Exercise prompt => Transcribe the entries exactly; images are not part of the copy.

Given records =>
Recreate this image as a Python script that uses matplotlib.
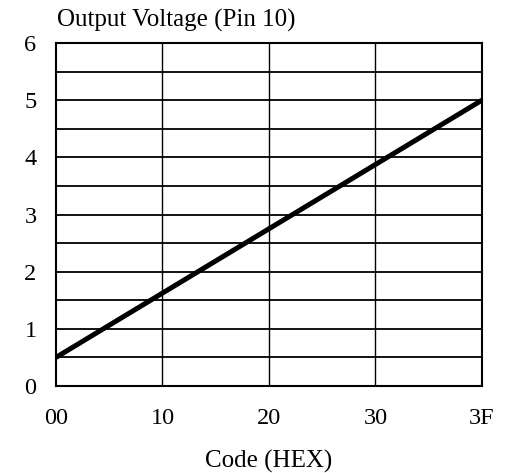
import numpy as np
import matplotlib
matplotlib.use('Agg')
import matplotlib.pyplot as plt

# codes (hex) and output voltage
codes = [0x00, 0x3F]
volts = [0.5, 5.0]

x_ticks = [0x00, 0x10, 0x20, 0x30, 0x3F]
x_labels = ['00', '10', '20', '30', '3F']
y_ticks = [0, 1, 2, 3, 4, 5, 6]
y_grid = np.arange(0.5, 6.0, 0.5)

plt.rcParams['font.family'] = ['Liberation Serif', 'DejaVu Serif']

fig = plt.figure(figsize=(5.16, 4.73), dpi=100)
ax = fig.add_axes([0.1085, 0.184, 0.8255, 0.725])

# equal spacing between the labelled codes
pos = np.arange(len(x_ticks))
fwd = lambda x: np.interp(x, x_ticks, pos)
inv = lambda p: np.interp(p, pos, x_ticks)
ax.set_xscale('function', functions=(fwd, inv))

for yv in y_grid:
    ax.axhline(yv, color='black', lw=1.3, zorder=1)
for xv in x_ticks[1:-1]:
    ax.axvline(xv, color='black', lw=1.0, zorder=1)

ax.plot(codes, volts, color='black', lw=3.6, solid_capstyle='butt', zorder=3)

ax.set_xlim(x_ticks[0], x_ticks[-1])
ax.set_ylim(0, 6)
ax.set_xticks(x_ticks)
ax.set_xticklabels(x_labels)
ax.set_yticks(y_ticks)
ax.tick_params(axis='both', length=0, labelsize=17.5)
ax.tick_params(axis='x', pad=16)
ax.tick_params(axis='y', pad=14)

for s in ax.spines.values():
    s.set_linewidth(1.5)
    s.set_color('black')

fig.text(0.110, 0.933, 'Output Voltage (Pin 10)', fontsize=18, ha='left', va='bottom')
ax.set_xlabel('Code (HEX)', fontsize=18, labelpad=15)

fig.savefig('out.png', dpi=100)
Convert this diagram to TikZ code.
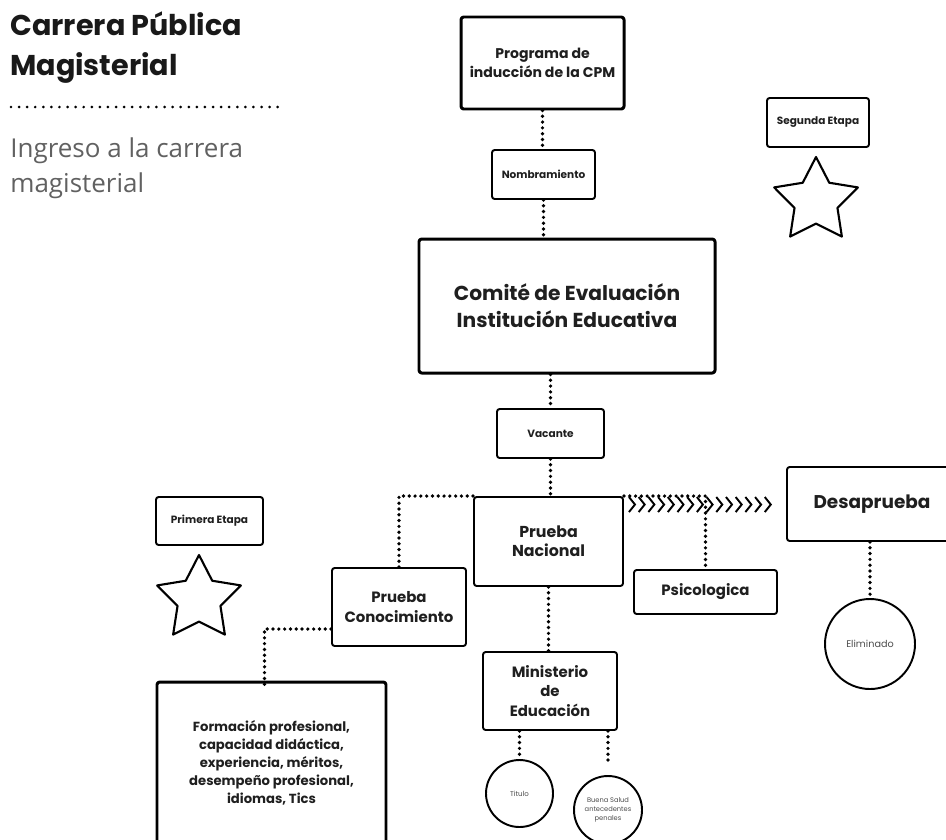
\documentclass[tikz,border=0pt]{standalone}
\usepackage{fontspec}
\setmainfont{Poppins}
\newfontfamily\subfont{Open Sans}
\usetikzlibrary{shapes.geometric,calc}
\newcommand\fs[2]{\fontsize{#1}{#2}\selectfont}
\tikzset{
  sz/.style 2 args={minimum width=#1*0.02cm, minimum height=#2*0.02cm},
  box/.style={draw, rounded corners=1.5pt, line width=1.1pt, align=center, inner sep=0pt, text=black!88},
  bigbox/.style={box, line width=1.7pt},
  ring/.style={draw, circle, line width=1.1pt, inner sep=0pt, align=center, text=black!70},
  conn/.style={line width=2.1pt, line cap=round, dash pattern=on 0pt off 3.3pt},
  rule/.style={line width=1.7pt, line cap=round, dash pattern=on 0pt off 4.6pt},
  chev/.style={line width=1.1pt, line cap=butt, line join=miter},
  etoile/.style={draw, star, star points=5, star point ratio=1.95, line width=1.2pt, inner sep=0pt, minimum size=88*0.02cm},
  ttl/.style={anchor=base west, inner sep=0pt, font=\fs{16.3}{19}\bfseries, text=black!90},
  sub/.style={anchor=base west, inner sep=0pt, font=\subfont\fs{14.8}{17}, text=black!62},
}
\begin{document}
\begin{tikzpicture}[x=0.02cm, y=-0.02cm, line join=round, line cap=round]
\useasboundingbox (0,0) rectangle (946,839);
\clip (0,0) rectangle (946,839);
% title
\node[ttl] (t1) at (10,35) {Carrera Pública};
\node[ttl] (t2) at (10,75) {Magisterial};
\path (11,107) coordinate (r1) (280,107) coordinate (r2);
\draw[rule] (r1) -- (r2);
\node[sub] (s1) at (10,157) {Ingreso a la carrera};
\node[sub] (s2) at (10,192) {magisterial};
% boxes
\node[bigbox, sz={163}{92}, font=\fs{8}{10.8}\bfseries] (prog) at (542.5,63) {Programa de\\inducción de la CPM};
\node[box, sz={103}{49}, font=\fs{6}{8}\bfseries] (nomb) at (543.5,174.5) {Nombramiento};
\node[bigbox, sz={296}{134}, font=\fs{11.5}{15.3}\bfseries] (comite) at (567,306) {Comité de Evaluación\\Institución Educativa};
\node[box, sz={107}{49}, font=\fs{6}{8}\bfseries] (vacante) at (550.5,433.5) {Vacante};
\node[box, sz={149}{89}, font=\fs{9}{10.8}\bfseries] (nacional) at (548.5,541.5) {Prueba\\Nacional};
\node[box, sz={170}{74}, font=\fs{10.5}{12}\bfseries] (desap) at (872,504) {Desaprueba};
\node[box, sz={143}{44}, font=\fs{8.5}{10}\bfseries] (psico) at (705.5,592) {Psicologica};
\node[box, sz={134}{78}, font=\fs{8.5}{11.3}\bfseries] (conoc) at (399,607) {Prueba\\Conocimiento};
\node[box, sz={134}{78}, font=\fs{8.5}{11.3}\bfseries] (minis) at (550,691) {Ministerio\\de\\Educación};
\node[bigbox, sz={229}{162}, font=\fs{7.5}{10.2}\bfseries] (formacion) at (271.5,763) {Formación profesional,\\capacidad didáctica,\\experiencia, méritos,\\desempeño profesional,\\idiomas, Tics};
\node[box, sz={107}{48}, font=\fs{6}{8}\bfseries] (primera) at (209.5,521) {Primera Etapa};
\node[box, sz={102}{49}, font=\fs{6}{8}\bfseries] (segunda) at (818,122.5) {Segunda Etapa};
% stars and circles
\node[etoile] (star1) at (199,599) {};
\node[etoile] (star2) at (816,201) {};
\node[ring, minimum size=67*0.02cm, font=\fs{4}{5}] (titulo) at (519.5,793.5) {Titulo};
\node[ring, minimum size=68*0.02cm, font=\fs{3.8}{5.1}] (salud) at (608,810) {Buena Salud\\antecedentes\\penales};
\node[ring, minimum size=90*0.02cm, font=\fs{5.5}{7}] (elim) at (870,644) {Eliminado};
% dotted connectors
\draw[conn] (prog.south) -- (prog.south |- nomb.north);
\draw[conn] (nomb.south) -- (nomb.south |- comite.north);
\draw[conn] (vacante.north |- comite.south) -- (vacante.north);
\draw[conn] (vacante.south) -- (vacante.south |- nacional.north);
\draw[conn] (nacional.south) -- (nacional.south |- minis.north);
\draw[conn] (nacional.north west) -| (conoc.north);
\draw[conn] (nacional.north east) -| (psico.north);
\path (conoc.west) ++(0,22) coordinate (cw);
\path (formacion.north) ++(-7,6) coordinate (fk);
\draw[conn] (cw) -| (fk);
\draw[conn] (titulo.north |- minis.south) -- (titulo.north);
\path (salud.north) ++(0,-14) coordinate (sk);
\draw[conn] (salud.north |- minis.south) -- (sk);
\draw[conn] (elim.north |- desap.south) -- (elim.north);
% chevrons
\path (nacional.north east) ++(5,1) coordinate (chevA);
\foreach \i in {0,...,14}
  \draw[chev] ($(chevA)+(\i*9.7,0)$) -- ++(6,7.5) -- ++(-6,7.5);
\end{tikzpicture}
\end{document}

Task output =>
Recreate this image as a Python script that uses matplotlib.
import numpy as np
import matplotlib
matplotlib.use('Agg')
import matplotlib.pyplot as plt

# codes (hex) and output voltage
codes = [0x00, 0x3F]
volts = [0.5, 5.0]

x_ticks = [0x00, 0x10, 0x20, 0x30, 0x3F]
x_labels = ['00', '10', '20', '30', '3F']
y_ticks = [0, 1, 2, 3, 4, 5, 6]
y_grid = np.arange(0.5, 6.0, 0.5)

plt.rcParams['font.family'] = ['Liberation Serif', 'DejaVu Serif']

fig = plt.figure(figsize=(5.16, 4.73), dpi=100)
ax = fig.add_axes([0.1085, 0.184, 0.8255, 0.725])

# equal spacing between the labelled codes
pos = np.arange(len(x_ticks))
fwd = lambda x: np.interp(x, x_ticks, pos)
inv = lambda p: np.interp(p, pos, x_ticks)
ax.set_xscale('function', functions=(fwd, inv))

for yv in y_grid:
    ax.axhline(yv, color='black', lw=1.3, zorder=1)
for xv in x_ticks[1:-1]:
    ax.axvline(xv, color='black', lw=1.0, zorder=1)

ax.plot(codes, volts, color='black', lw=3.6, solid_capstyle='butt', zorder=3)

ax.set_xlim(x_ticks[0], x_ticks[-1])
ax.set_ylim(0, 6)
ax.set_xticks(x_ticks)
ax.set_xticklabels(x_labels)
ax.set_yticks(y_ticks)
ax.tick_params(axis='both', length=0, labelsize=17.5)
ax.tick_params(axis='x', pad=16)
ax.tick_params(axis='y', pad=14)

for s in ax.spines.values():
    s.set_linewidth(1.5)
    s.set_color('black')

fig.text(0.110, 0.933, 'Output Voltage (Pin 10)', fontsize=18, ha='left', va='bottom')
ax.set_xlabel('Code (HEX)', fontsize=18, labelpad=15)

fig.savefig('out.png', dpi=100)
Convert this diagram to TikZ code.
\documentclass[tikz,border=0pt]{standalone}
\usepackage{fontspec}
\setmainfont{Poppins}
\newfontfamily\subfont{Open Sans}
\usetikzlibrary{shapes.geometric,calc}
\newcommand\fs[2]{\fontsize{#1}{#2}\selectfont}
\tikzset{
  sz/.style 2 args={minimum width=#1*0.02cm, minimum height=#2*0.02cm},
  box/.style={draw, rounded corners=1.5pt, line width=1.1pt, align=center, inner sep=0pt, text=black!88},
  bigbox/.style={box, line width=1.7pt},
  ring/.style={draw, circle, line width=1.1pt, inner sep=0pt, align=center, text=black!70},
  conn/.style={line width=2.1pt, line cap=round, dash pattern=on 0pt off 3.3pt},
  rule/.style={line width=1.7pt, line cap=round, dash pattern=on 0pt off 4.6pt},
  chev/.style={line width=1.1pt, line cap=butt, line join=miter},
  etoile/.style={draw, star, star points=5, star point ratio=1.95, line width=1.2pt, inner sep=0pt, minimum size=88*0.02cm},
  ttl/.style={anchor=base west, inner sep=0pt, font=\fs{16.3}{19}\bfseries, text=black!90},
  sub/.style={anchor=base west, inner sep=0pt, font=\subfont\fs{14.8}{17}, text=black!62},
}
\begin{document}
\begin{tikzpicture}[x=0.02cm, y=-0.02cm, line join=round, line cap=round]
\useasboundingbox (0,0) rectangle (946,839);
\clip (0,0) rectangle (946,839);
% title
\node[ttl] (t1) at (10,35) {Carrera Pública};
\node[ttl] (t2) at (10,75) {Magisterial};
\path (11,107) coordinate (r1) (280,107) coordinate (r2);
\draw[rule] (r1) -- (r2);
\node[sub] (s1) at (10,157) {Ingreso a la carrera};
\node[sub] (s2) at (10,192) {magisterial};
% boxes
\node[bigbox, sz={163}{92}, font=\fs{8}{10.8}\bfseries] (prog) at (542.5,63) {Programa de\\inducción de la CPM};
\node[box, sz={103}{49}, font=\fs{6}{8}\bfseries] (nomb) at (543.5,174.5) {Nombramiento};
\node[bigbox, sz={296}{134}, font=\fs{11.5}{15.3}\bfseries] (comite) at (567,306) {Comité de Evaluación\\Institución Educativa};
\node[box, sz={107}{49}, font=\fs{6}{8}\bfseries] (vacante) at (550.5,433.5) {Vacante};
\node[box, sz={149}{89}, font=\fs{9}{10.8}\bfseries] (nacional) at (548.5,541.5) {Prueba\\Nacional};
\node[box, sz={170}{74}, font=\fs{10.5}{12}\bfseries] (desap) at (872,504) {Desaprueba};
\node[box, sz={143}{44}, font=\fs{8.5}{10}\bfseries] (psico) at (705.5,592) {Psicologica};
\node[box, sz={134}{78}, font=\fs{8.5}{11.3}\bfseries] (conoc) at (399,607) {Prueba\\Conocimiento};
\node[box, sz={134}{78}, font=\fs{8.5}{11.3}\bfseries] (minis) at (550,691) {Ministerio\\de\\Educación};
\node[bigbox, sz={229}{162}, font=\fs{7.5}{10.2}\bfseries] (formacion) at (271.5,763) {Formación profesional,\\capacidad didáctica,\\experiencia, méritos,\\desempeño profesional,\\idiomas, Tics};
\node[box, sz={107}{48}, font=\fs{6}{8}\bfseries] (primera) at (209.5,521) {Primera Etapa};
\node[box, sz={102}{49}, font=\fs{6}{8}\bfseries] (segunda) at (818,122.5) {Segunda Etapa};
% stars and circles
\node[etoile] (star1) at (199,599) {};
\node[etoile] (star2) at (816,201) {};
\node[ring, minimum size=67*0.02cm, font=\fs{4}{5}] (titulo) at (519.5,793.5) {Titulo};
\node[ring, minimum size=68*0.02cm, font=\fs{3.8}{5.1}] (salud) at (608,810) {Buena Salud\\antecedentes\\penales};
\node[ring, minimum size=90*0.02cm, font=\fs{5.5}{7}] (elim) at (870,644) {Eliminado};
% dotted connectors
\draw[conn] (prog.south) -- (prog.south |- nomb.north);
\draw[conn] (nomb.south) -- (nomb.south |- comite.north);
\draw[conn] (vacante.north |- comite.south) -- (vacante.north);
\draw[conn] (vacante.south) -- (vacante.south |- nacional.north);
\draw[conn] (nacional.south) -- (nacional.south |- minis.north);
\draw[conn] (nacional.north west) -| (conoc.north);
\draw[conn] (nacional.north east) -| (psico.north);
\path (conoc.west) ++(0,22) coordinate (cw);
\path (formacion.north) ++(-7,6) coordinate (fk);
\draw[conn] (cw) -| (fk);
\draw[conn] (titulo.north |- minis.south) -- (titulo.north);
\path (salud.north) ++(0,-14) coordinate (sk);
\draw[conn] (salud.north |- minis.south) -- (sk);
\draw[conn] (elim.north |- desap.south) -- (elim.north);
% chevrons
\path (nacional.north east) ++(5,1) coordinate (chevA);
\foreach \i in {0,...,14}
  \draw[chev] ($(chevA)+(\i*9.7,0)$) -- ++(6,7.5) -- ++(-6,7.5);
\end{tikzpicture}
\end{document}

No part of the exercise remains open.